Juan Ballester posee esa inquietud
innata y expansiva, apasionada y absorbente, que a cierta edad se torna esquiva
y que, por lo mismo, es ya casi una rareza digna de aplauso. Aparte de su entrega profesional a
la policía científica y a la docencia de la criminología, aparte de haber
cultivado el trato cercano de artistas cabales y discretos como Tomás Segovia (el
poeta) o Ramón Gaya (el pintor), este Juan al que tengo por amigo ha empeñado buena parte de su vida
en capturar imágenes a través del objetivo de su cámara. Rincones urbanos que
el ojo no ve, encuadres curiosos e insólitos, paisajes que evocan otros
paisajes, rostros que dicen más allá de sí mismos, retratos del alma. Las fotos
de Juan emergen de una lucha interior, de una agonía reflexiva sobre el propio
arte de fotografiar, y acaso sin que él lo sepa se erigen en sutiles fragmentos que intuitivamente recauda de su
todo irreductible -algo así debe ser lo que define el arte verdadero-, en sucesivas secuencias de ese instante prolongado que somos.

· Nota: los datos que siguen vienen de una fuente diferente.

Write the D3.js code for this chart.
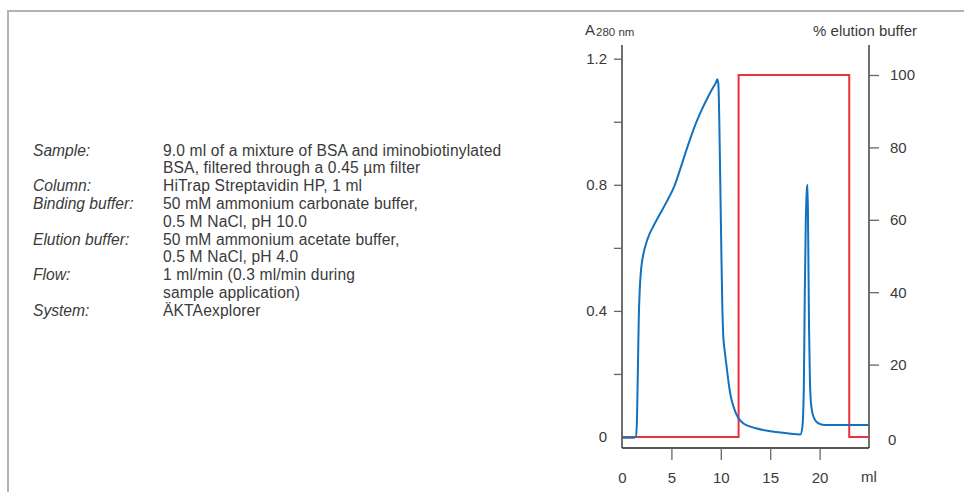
<!DOCTYPE html>
<html><head><meta charset="utf-8">
<script src="https://cdn.jsdelivr.net/npm/d3@7"></script>
<style>
html,body{margin:0;padding:0;background:#fff;}
svg text{font-family:"Liberation Sans",Arial,sans-serif;fill:#3a3a3a;}
</style></head>
<body>
<svg id="c" width="964" height="492"></svg>
<script>
// ---- data ----
const infoLabels = ["Sample:", "", "Column:", "Binding buffer:", "", "Elution buffer:", "", "Flow:", "", "System:"];
const infoValues = [
  "9.0 ml of a mixture of BSA and iminobiotinylated",
  "BSA, filtered through a 0.45 µm filter",
  "HiTrap Streptavidin HP, 1 ml",
  "50 mM ammonium carbonate buffer,",
  "0.5 M NaCl, pH 10.0",
  "50 mM ammonium acetate buffer,",
  "0.5 M NaCl, pH 4.0",
  "1 ml/min (0.3 ml/min during",
  "sample application)",
  "ÄKTAexplorer"
];
const xTicks = [0, 5, 10, 15, 20];
const yLeftTicks = [0, 0.2, 0.4, 0.6, 0.8, 1.0, 1.2];
const yLeftLabels = ["0", "", "0.4", "", "0.8", "", "1.2"];
const yRightTicks = [0, 20, 40, 60, 80, 100];

const absVolume = [0, 1.2, 1.4, 1.5, 1.6, 1.7, 1.8, 1.9, 2.0, 2.2, 2.4, 2.8, 3.2, 3.8, 4.5, 5.35, 6.0, 6.6, 7.2, 7.6, 8.1, 8.6, 9.1, 9.5, 9.65, 9.75, 9.85, 9.95, 10.05, 10.15, 10.25, 10.37, 10.6, 10.8, 11.0, 11.3, 11.6, 11.9, 12.3, 13.0, 13.65, 15.0, 16.7, 18.05, 18.25, 18.4, 18.5, 18.6, 18.7, 18.78, 18.85, 18.93, 19.02, 19.15, 19.4, 19.8, 20.5, 25];
const absA280 = [-0.002, -0.002, 0.0, 0.04, 0.2, 0.38, 0.47, 0.52, 0.55, 0.585, 0.61, 0.645, 0.67, 0.705, 0.745, 0.80, 0.86, 0.918, 0.972, 1.004, 1.04, 1.072, 1.102, 1.124, 1.135, 1.12, 1.0, 0.8, 0.6, 0.42, 0.32, 0.28, 0.22, 0.17, 0.13, 0.095, 0.07, 0.055, 0.043, 0.033, 0.027, 0.018, 0.012, 0.008, 0.03, 0.15, 0.45, 0.68, 0.78, 0.80, 0.62, 0.35, 0.18, 0.1, 0.062, 0.045, 0.038, 0.038];

const elutionVolume = [0, 11.8, 11.8, 23.0, 23.0, 25];
const elutionPct = [0, 0, 100, 100, 0, 0];

// ---- drawing ----
const svg = d3.select("#c");

// frame
svg.append("path").attr("d", "M8,492 V11 H964").attr("fill", "none")
  .attr("stroke", "#b3b3b3").attr("stroke-width", 2);

// info block
const info = svg.append("g");
infoLabels.forEach((t, i) => {
  const y = 155.5 + i * 17.8;
  if (t) info.append("text").attr("x", 33).attr("y", y).attr("font-size", 15.6)
    .attr("font-style", "italic").attr("fill", "#444").text(t);
  info.append("text").attr("x", 163).attr("y", y).attr("font-size", 15.6)
    .attr("letter-spacing", 0.15).attr("fill", "#444").text(infoValues[i]);
});

const x = d3.scaleLinear().domain([0, 25]).range([622, 869]);
const yL = d3.scaleLinear().domain([0, 1.2]).range([437, 58.7]);
const yR = d3.scaleLinear().domain([0, 100]).range([437, 75]);

// axis lines
const axisColor = "#222";
svg.append("line").attr("x1", 622).attr("x2", 622).attr("y1", 45).attr("y2", 448).attr("stroke", axisColor).attr("stroke-width", 1.3);
svg.append("line").attr("x1", 869).attr("x2", 869).attr("y1", 45).attr("y2", 448).attr("stroke", axisColor).attr("stroke-width", 1.3);
svg.append("line").attr("x1", 622).attr("x2", 869).attr("y1", 448).attr("y2", 448).attr("stroke", axisColor).attr("stroke-width", 1.3);

function styleAxis(g) {
  g.select(".domain").remove();
  g.selectAll(".tick line").attr("stroke", "#666").attr("stroke-width", 1.3);
  g.selectAll(".tick text").attr("font-size", 15).attr("fill", "#3a3a3a")
    .attr("font-family", "Liberation Sans, Arial, sans-serif");
}

const gL = svg.append("g").attr("transform", "translate(622,0)")
  .call(d3.axisLeft(yL).tickValues(yLeftTicks).tickSize(8).tickPadding(7)
    .tickFormat((d, i) => yLeftLabels[i]));
styleAxis(gL);
gL.selectAll(".tick").filter(d => d === 0).select("line").remove();

const gR = svg.append("g").attr("transform", "translate(869,0)")
  .call(d3.axisRight(yR).tickValues(yRightTicks).tickSize(10).tickPadding(11));
styleAxis(gR);
gR.selectAll(".tick").filter(d => d === 0).select("line").remove();
gR.selectAll(".tick").filter(d => d === 0).select("text").attr("x", 19).attr("dy", "0.52em");

const gX = svg.append("g").attr("transform", "translate(0,448)")
  .call(d3.axisBottom(x).tickValues(xTicks).tickSize(12).tickPadding(12));
styleAxis(gX);
gX.selectAll(".tick").filter(d => d === 0).select("line").remove();

svg.append("text").attr("x", x(25)).attr("y", 482).attr("text-anchor", "middle")
  .attr("font-size", 15).text("ml");

// axis titles
const tA = svg.append("text").attr("x", 585).attr("y", 35).attr("font-size", 15);
tA.append("tspan").text("A");
tA.append("tspan").attr("font-size", 11.5).attr("dy", 1).attr("dx", 1).text("280 nm");
svg.append("text").attr("x", 917).attr("y", 36).attr("text-anchor", "end")
  .attr("font-size", 15).text("% elution buffer");

// lines
const redLine = d3.line().x((d, i) => x(elutionVolume[i])).y((d, i) => yR(elutionPct[i]));
svg.append("path").datum(elutionPct).attr("d", redLine).attr("fill", "none")
  .attr("stroke", "#e8323c").attr("stroke-width", 2);

const blueLine = d3.line().curve(d3.curveMonotoneX)
  .x((d, i) => x(absVolume[i])).y((d, i) => yL(absA280[i]));
svg.append("path").datum(absA280).attr("d", blueLine).attr("fill", "none")
  .attr("stroke", "#1272bf").attr("stroke-width", 2);
</script>
</body></html>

¿Cuánto quedará?, se preguntaba hoy
en su blog. Ahora no sé si quería referirse a la perdurabilidad de las personas y de las
cosas o, tal vez, al margen de tiempo que nos resta para completar nuestro viaje. Pero a la inercia de esa interrogante que posa bajo la quietud de su instantánea diaria se me ocurre responderle que, cuanto quede, Juan, eso es todo lo que
queda, nada más y nada menos, todo, y que lo mismo da que sea cuantificable en
uno, en cinco, en diez o en veinte, pues apenas son números que miden y magnifican
el desasosiego de sabernos mortales y finitos, y que lo que importa es administrar este regalo
-el aire que respiramos, el sol que nos ilumina, el abrazo que damos y nos
dan- con un gesto de gratitud, colmándolo de nuestra vida. Tal, y no otro, ha de ser nuestro destino venturoso; o así lo entiendo en esta hora de domingo.